Her research focuses on post WWII U.S. Tourism to Rome, Berlin and Amsterdam.






4. Rome from Afar: Between Dreams and Illusions

Dr Silvia Cavalli (Catholic University of Milan/Leiden University)

How can we forget Anita Ekberg bathing in the Trevi Fountain? The scene is an icon of the twentieth century, reused several times in other films, and is an emblem of the suspension of reality that Rome represents. La Dolce Vita (1960) seems a modern fairy tale, just like Roman Holiday. Yet there is a distance: in William Wyler’s movie, Rome is where the magic happens and where a girl’s coming-of-age takes place; in Federico Fellini’s film, it is instead the city of unresolved conflicts and worldly perdition. The point of view changes: from abroad and from the inside.

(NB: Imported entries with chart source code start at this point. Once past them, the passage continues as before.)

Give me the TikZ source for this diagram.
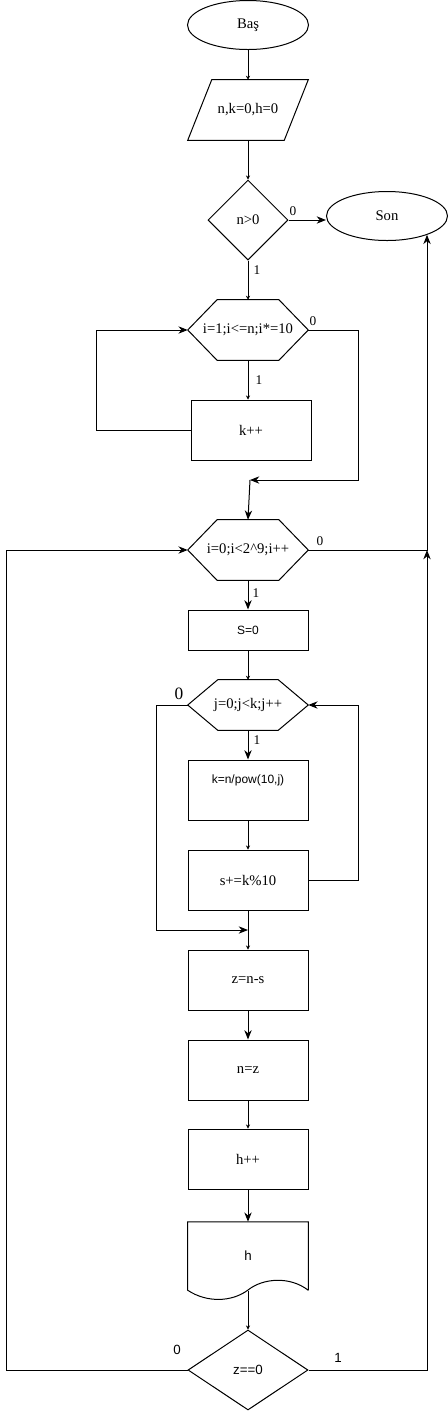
\documentclass[tikz,border=0pt]{standalone}
\usepackage{fontspec}
\setmainfont{Liberation Serif}
\setsansfont{Liberation Sans}
\usetikzlibrary{arrows.meta,shapes.geometric}
\tikzset{
  ln/.style={line width=0.75pt, draw=black},
  arr/.style={ln, -{Stealth[length=7pt,width=5.5pt]}},
  tarr/.style={ln, -{Stealth[length=3pt,width=3pt]}},
  ser/.style={font=\fontsize{11}{13}\selectfont},
  sansf/.style={font=\sffamily\fontsize{9}{11}\selectfont},
  term/.style={ellipse, ln, minimum width=90.75pt, minimum height=36.75pt, inner sep=0pt, ser},
  box/.style={rectangle, ln, minimum width=90pt, minimum height=45pt, inner sep=0pt, ser},
  dia/.style={diamond, ln, inner sep=0pt, ser},
  hexa/.style={rectangle, minimum width=90pt, minimum height=45pt, inner sep=0pt, ser},
  lbl/.style={font=\fontsize{10}{12}\selectfont, inner sep=0pt},
  lbls/.style={font=\sffamily\fontsize{10}{12}\selectfont, inner sep=0pt},
}
\begin{document}
\begin{tikzpicture}[x=0.75pt,y=-0.75pt]
\useasboundingbox (0,0) rectangle (448,1411);
% nodes
\node[term] (bas) at (248,25) {Baş};
\node[hexa] (inp) at (248,110) {n,k=0,h=0};
\draw[ln] ([xshift=18pt]inp.north west) -- (inp.north east) -- ([xshift=-18pt]inp.south east) -- (inp.south west) -- cycle;
\node[dia, minimum width=60pt, minimum height=60pt, aspect=1] (d1) at (248,220) {n>0};
\node[term] (son) at (387,216) {Son};
\node[hexa] (h1) at (248,330) {i=1;i<=n;i*=10};
\draw[ln] (h1.west) -- ([xshift=22pt]h1.north west) -- ([xshift=-22pt]h1.north east) -- (h1.east) -- ([xshift=-22pt]h1.south east) -- ([xshift=22pt]h1.south west) -- cycle;
\node[box] (kpp) at (251,430) {k++};
\coordinate (m1) at (250,480);
\node[hexa] (h2) at (248,550) {i=0;i<2\textasciicircum 9;i++};
\draw[ln] (h2.west) -- ([xshift=22pt]h2.north west) -- ([xshift=-22pt]h2.north east) -- (h2.east) -- ([xshift=-22pt]h2.south east) -- ([xshift=22pt]h2.south west) -- cycle;
\coordinate (r1) at (427,550);
\node[box, minimum height=30pt, sansf] (s0) at (248,630) {S=0};
\node[hexa, minimum height=37.5pt] (h3) at (248,705) {j=0;j<k;j++};
\draw[ln] (h3.west) -- ([xshift=22.5pt]h3.north west) -- ([xshift=-22.5pt]h3.north east) -- (h3.east) -- ([xshift=-22.5pt]h3.south east) -- ([xshift=22.5pt]h3.south west) -- cycle;
\node[box, label={[sansf, yshift=7.5pt]center:k=n/pow(10,j)}] (kn) at (248,790) {};
\node[box] (sp) at (248,880) {s+=k\%10};
\coordinate (j1) at (248,930);
\node[box] (zn) at (248,980) {z=n-s};
\node[box] (nz) at (248,1070) {n=z};
\node[box] (hp) at (248,1159) {h++};
\node[rectangle, minimum width=90pt, minimum height=51pt, inner sep=0pt, font=\sffamily\fontsize{10}{12}\selectfont] (doc) at (248,1256) {h};
\draw[ln] (doc.south east) -- (doc.north east) -- (doc.north west) -- (doc.south west)
  .. controls (207,1303) and (232,1302) .. (248,1290)
  .. controls (263,1278) and (290,1276) .. (doc.south east);
\coordinate (docb) at (248,1291);
\node[dia, minimum width=90pt, minimum height=60pt, aspect=1.5, font=\sffamily\fontsize{10}{12}\selectfont] (d2) at (248,1370) {z==0};
% connectors
\draw[tarr] (bas.south) -- (inp.north);
\draw[tarr] (inp.south) -- (d1.north);
\draw[arr] (d1.east) -- (d1.east -| son.west);
\draw[tarr] (d1.south) -- (h1.north);
\draw[tarr] (h1.south) -- (h1.south |- kpp.north);
\draw[arr] (kpp.west) -- ++(-94,0) |- (h1.west);
\draw[arr] (h1.east) -- ++(50,0) |- (m1);
\draw[arr] (m1) -- (h2.north);
\draw[arr] (h2.east) -- (r1) -- (r1 |- son.-25);
\draw[arr] (h2.south) -- (s0.north);
\draw[tarr] (s0.south) -- (h3.north);
\draw[arr] (h3.south) -- (kn.north);
\draw[tarr] (kn.south) -- (sp.north);
\draw[arr] (sp.east) -- ++(50,0) |- (h3.east);
\draw[arr] (h3.west) -- ++(-31,0) |- (j1);
\draw[tarr] (sp.south) -- (zn.north);
\draw[arr] (zn.south) -- (nz.north);
\draw[tarr] (nz.south) -- (hp.north);
\draw[arr] (hp.south) -- (doc.north);
\draw[tarr] (docb) -- (d2.north);
\draw[arr] (d2.west) -- ++(-181,0) |- (h2.west);
\draw[arr] (d2.east) -| (r1);
% labels
\node[lbl] (l1) at (293,211) {0};
\node[lbl] (l2) at (257,270) {1};
\node[lbl] (l3) at (313,321) {0};
\node[lbl] (l4) at (259,380) {1};
\node[lbl] (l5) at (320,541) {0};
\node[lbl] (l6) at (256,593) {1};
\node[lbl, font=\fontsize{13}{15}\selectfont] (l7) at (179,694) {0};
\node[lbl] (l8) at (257,740) {1};
\node[lbls] (l9) at (177,1350) {0};
\node[lbls] (l10) at (338,1358) {1};
\end{tikzpicture}
\end{document}
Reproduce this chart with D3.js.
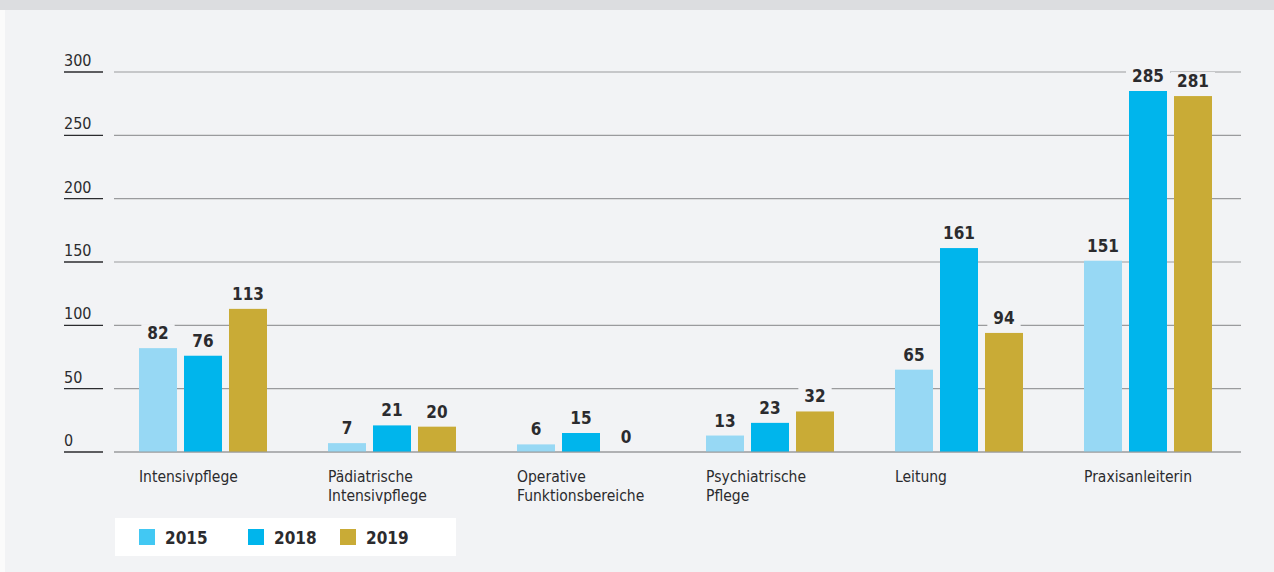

Silvia Cavalli is a research fellow in Contemporary Italian Literature at the Catholic University of Milan. In the current semester, she teaches as a guest lecturer at Leiden University. Her research interests focus on editorial archives and Italian fiction of the 20th century. She published articles in journals and in volumes, compiled the bio-bibliographical apparatus of Fabbrica di carta. I libri che raccontano l’Italia industriale (2013) and edited the correspondence collected in «Il menabò» di Elio Vittorini (1959-1967) (2016). She authored the books Progetto «menabò» (1959-1967) (2017) and Avere ragione avendo torto. La ricerca letteraria di Giancarlo Buzzi (2020).